KSL: moving forward

Lawrence Kesteloot lk at teamten.com
Thu Mar 27 16:52:22 PDT 2008


Stephen,

>  Certainly, I still have a sense that gathering as many language change
>  implementations in a single place as possible is a good thing. Kijaro
>  has achieved that without any great effort, and I suspect it will
>  continue to do so.

I benefited tremendously from looking at your FCM code when I wrote
the list comprehension changes. I might even go so far as to say that
I would have given up without them. (I hit some pretty hard
roadblocks.) It was invaluable to be able to look at your changes (and
other branches of Kijaro) easily. In that respect I agree that it's
great to have all that in one place.

On the other hand, as an SVN project, how will Kijaro keep up with
OpenJDK changes?

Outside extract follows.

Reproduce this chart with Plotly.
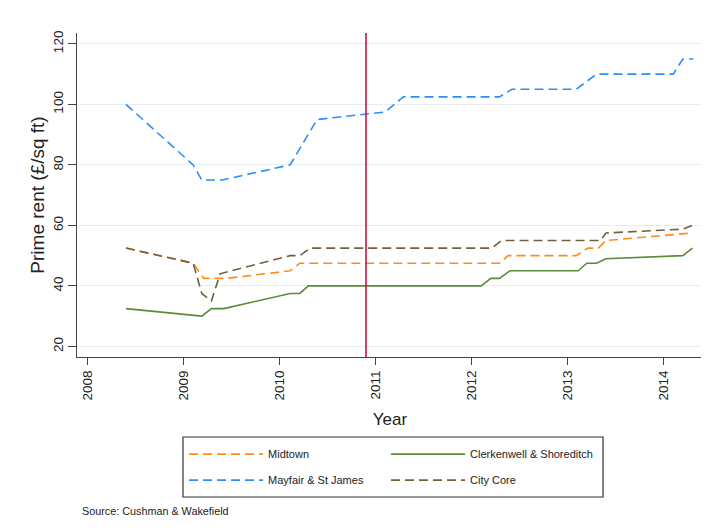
import plotly.graph_objects as go

# ---- data ----
midtown_x = [2008.40, 2009.10, 2009.21, 2009.45, 2010.11, 2010.21, 2012.29, 2012.38, 2013.09, 2013.21, 2013.32, 2013.40, 2014.30]
midtown_y = [52.5, 47.5, 42.5, 42.5, 45, 47.5, 47.5, 50, 50, 52.5, 52.5, 55, 57.5]

clerk_x = [2008.40, 2009.12, 2009.19, 2009.29, 2009.42, 2010.11, 2010.21, 2010.30, 2012.10, 2012.20, 2012.29, 2012.40, 2013.11, 2013.20, 2013.30, 2013.40, 2014.20, 2014.30]
clerk_y = [32.5, 30, 30, 32.5, 32.5, 37.5, 37.5, 40, 40, 42.5, 42.5, 45, 45, 47.5, 47.5, 49, 50, 52.5]

mayfair_x = [2008.40, 2009.10, 2009.19, 2009.40, 2010.11, 2010.39, 2011.10, 2011.29, 2012.29, 2012.42, 2013.09, 2013.30, 2014.10, 2014.20, 2014.31]
mayfair_y = [100, 80, 75, 75, 80, 95, 97.5, 102.5, 102.5, 105, 105, 110, 110, 115, 115]

city_x = [2008.40, 2009.10, 2009.19, 2009.29, 2009.38, 2010.11, 2010.21, 2010.32, 2012.21, 2012.31, 2013.34, 2013.40, 2014.20, 2014.30]
city_y = [52.5, 47.5, 37.5, 35, 44, 50, 50, 52.5, 52.5, 55, 55, 57.5, 58.75, 60]

event_year = 2010.9
x_ticks = [2008, 2009, 2010, 2011, 2012, 2013, 2014]
y_ticks = [20, 40, 60, 80, 100, 120]

FONT = "Liberation Sans, Arial, sans-serif"
DASH = "9px,5px"
TXT = "#222222"

fig = go.Figure()
fig.add_trace(go.Scatter(x=midtown_x, y=midtown_y, mode="lines", name="Midtown",
                         line=dict(color="#ff8c1a", width=1.6, dash=DASH),
                         legend="legend", legendgroup="a"))
fig.add_trace(go.Scatter(x=clerk_x, y=clerk_y, mode="lines", name="Clerkenwell & Shoreditch",
                         line=dict(color="#5b8a3c", width=1.6),
                         legend="legend2", legendgroup="b"))
fig.add_trace(go.Scatter(x=mayfair_x, y=mayfair_y, mode="lines", name="Mayfair & St James",
                         line=dict(color="#2a8eff", width=1.6, dash=DASH),
                         legend="legend", legendgroup="c"))
fig.add_trace(go.Scatter(x=city_x, y=city_y, mode="lines", name="City Core",
                         line=dict(color="#735f3f", width=1.6, dash=DASH),
                         legend="legend2", legendgroup="d"))

fig.add_vline(x=event_year, line=dict(color="#d0103c", width=1.6))

# legend frame
fig.add_shape(type="rect", xref="paper", yref="paper",
              x0=0.1693, x1=0.8403, y0=-0.4321, y1=-0.2469,
              line=dict(color="#333333", width=1.2), fillcolor="rgba(0,0,0,0)")

fig.add_annotation(text="Source: Cushman & Wakefield", xref="paper", yref="paper",
                   x=0.0048, y=-0.475, xanchor="left", yanchor="middle", showarrow=False,
                   font=dict(size=10.8, color=TXT, family=FONT))

legend_common = dict(orientation="v", bgcolor="rgba(0,0,0,0)", borderwidth=0,
                     font=dict(size=11, color=TXT, family=FONT),
                     tracegroupgap=7, xanchor="left", yanchor="top", itemwidth=74)

fig.update_layout(
    width=701, height=523,
    margin=dict(l=69, r=6, t=25, b=174),
    paper_bgcolor="white", plot_bgcolor="white",
    font=dict(family=FONT, color=TXT),
    showlegend=True,
    legend=dict(x=0.171, y=-0.255, **legend_common),
    legend2=dict(x=0.4936, y=-0.255, **legend_common),
    xaxis=dict(range=[2007.89, 2014.41], tickvals=x_ticks, ticktext=[str(v) for v in x_ticks],
               tickangle=-90, ticks="outside", ticklen=7, tickcolor="#444444",
               showline=True, linecolor="#444444", linewidth=1.2, mirror=False,
               showgrid=False, zeroline=False,
               tickfont=dict(size=13.5, color=TXT, family=FONT),
               title=dict(text="Year", font=dict(size=17, color=TXT, family=FONT), standoff=13)),
    yaxis=dict(range=[16.5, 123.6], tickvals=y_ticks, tickangle=-90,
               ticks="outside", ticklen=8, tickcolor="#444444",
               showline=True, linecolor="#444444", linewidth=1.2,
               showgrid=True, gridcolor="#e8eef0", gridwidth=1, zeroline=False,
               tickfont=dict(size=13.5, color=TXT, family=FONT),
               title=dict(text="Prime rent (£/sq ft)", font=dict(size=19, color=TXT, family=FONT), standoff=0)),
)

fig.write_html("out.html")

Do you plan to merge changes into the trunk manually?
(And then each of us into our branches?) Is there some automated
Mercurial-to-SVN bridge? Eventually you may be forced to adopt
Mercurial, at which point it's not clear what the Kirajo project even
is. Will it just host various dev branches within a single Mercurial
repository? Or multiple repositories? If compiler-dev is to be the
place where people announce projects, then Kijaro becomes just a place
to distribute repositories to third parties.